Estamos em época de eleição, e faltam quatro meses para o ano novo. Duas estações distintas no calendário, mas com algo em comum: a cidade fica mais bonita. De repente, as ruas ganham vida com uma nova camada de tinta, os canteiros são enfeitados com flores que nunca deram as caras em outras épocas, e até o bueiro esquecido ali na esquina recebe uma tampa nova e reluzente.
Quando a ocasião exige — seja a proximidade das eleições, a visita de autoridades ou uma grande festa —, a cidade ganha uma faxina caprichada. No fundo, é só aquela velha "guaribada", uma ajeitadinha no cenário. O poste torto da esquina finalmente é endireitado, os buracos na rua são tapados com uma camada apressada de asfalto, e os tapumes que escondem obras paradas ganham cores mais alegres.
Nas casas, a mesma lógica se repete na virada do ano. O muro já meio descascado ganha uma mão de cal, e a fachada renova seu ar, como quem diz: "Agora vai!". É o ritual da renovação, uma tentativa sincera de começar o novo ciclo com a sensação de que tudo está em ordem. E em poucos dias, o cheiro de tinta fresca se mistura às promessas de ano novo, ditas com uma taça de champanhe na mão.

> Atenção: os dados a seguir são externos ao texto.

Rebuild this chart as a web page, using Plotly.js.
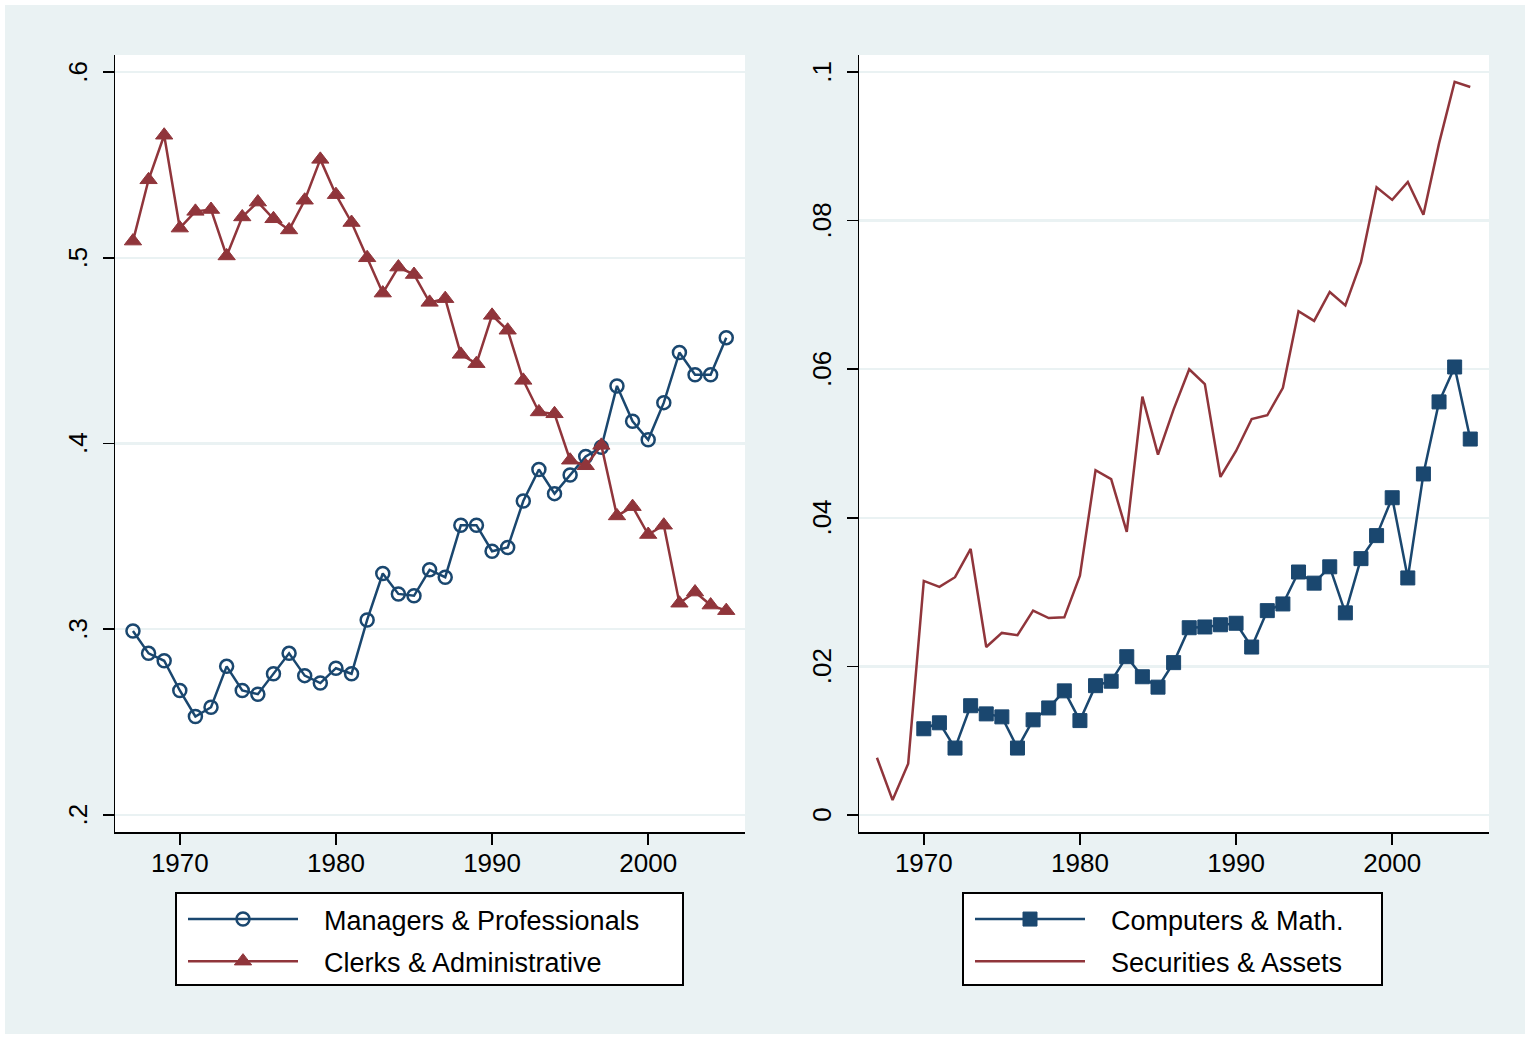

No fim, há algo genuíno nesse esforço de criar ordem no meio do caos. É como se disséssemos: “Olha, talvez as coisas não estejam perfeitas, mas estamos tentando, tá?”. Como se o vento da esperança precisasse de uma leve arrumação para soprar com mais força.
Outro dia, eu passava pela avenida Padre Antônio Tomás, perto da Praça das Flores, por volta de uma da tarde. Sol a pino, trânsito carregado, e o habitual vai e vem de pessoas apressadas. O que me chamou a atenção, no entanto, foi algo fora do comum: um grupo de garis varrendo o canteiro central.

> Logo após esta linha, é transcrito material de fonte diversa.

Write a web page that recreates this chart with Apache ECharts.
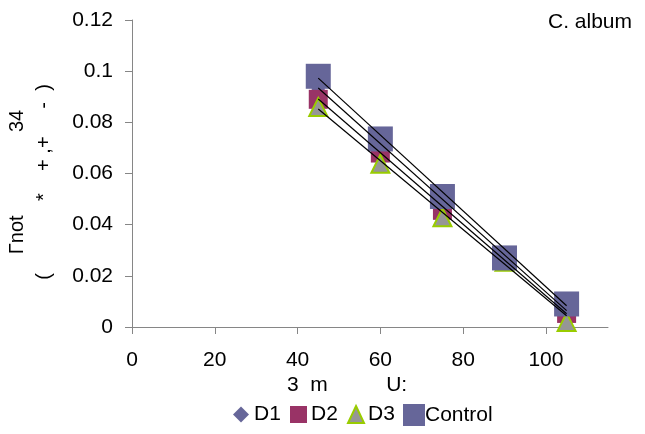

Cerca de dez a doze trabalhadores, uniformizados e com bonés para proteger o pescoço, empunhavam vassouras, ancinhos e pás. A maioria era de pessoas franzinas, que pareciam ainda menores por trabalharem curvadas, com os olhos fixos no chão. Uns varriam, outros recolhiam folhas secas, e havia aqueles que podavam arbustos despenteados. Dois ou três cuidavam dos cones laranja, desviando o trânsito conforme a equipe avançava.
O que mais me intrigou foi ver todo esse esforço acontecendo na hora do almoço, sob um sol escaldante e em meio ao caos do maior fluxo de carros. Não vi caminhão de apoio, garrafas de água, banheiro químico, nada. A imagem me lembrou aqueles filmes antigos, em que prisioneiros americanos cumprem trabalhos forçados, cabisbaixos e resignados. Sei que a comparação pode parecer exagerada, mas não pude evitar: eram trabalhadores expostos ao risco de atropelamento, sob um sol inclemente, sem água ou comida por perto.
Talvez haja alguma estrutura de apoio que eu não tenha visto, algo para minimizar o desconforto. Mas não seria mais sensato fazer essa varredura ao amanhecer ou à noite, quando o trânsito é mais leve e a temperatura, mais amena?
Parece que todo ano é a mesma coisa. A gente sabe que em pouco tempo as flores vão murchar, as faixas de pedestres vão desaparecendo, e aquele buraco, remendado às pressas, vai voltar a se abrir. Da mesma forma, em casa, o entusiasmo de janeiro vai se desgastando, as resoluções de ano novo perdem força, e a parede recém-pintada logo ganha as marcas dos móveis arrastados ou das crianças de mãos curiosas.
Seria bom se, ao menos, o respeito pela dignidade das pessoas fosse sempre renovado — esse, sim, deveria ser um retoque na esperança e um compromisso para todas as épocas.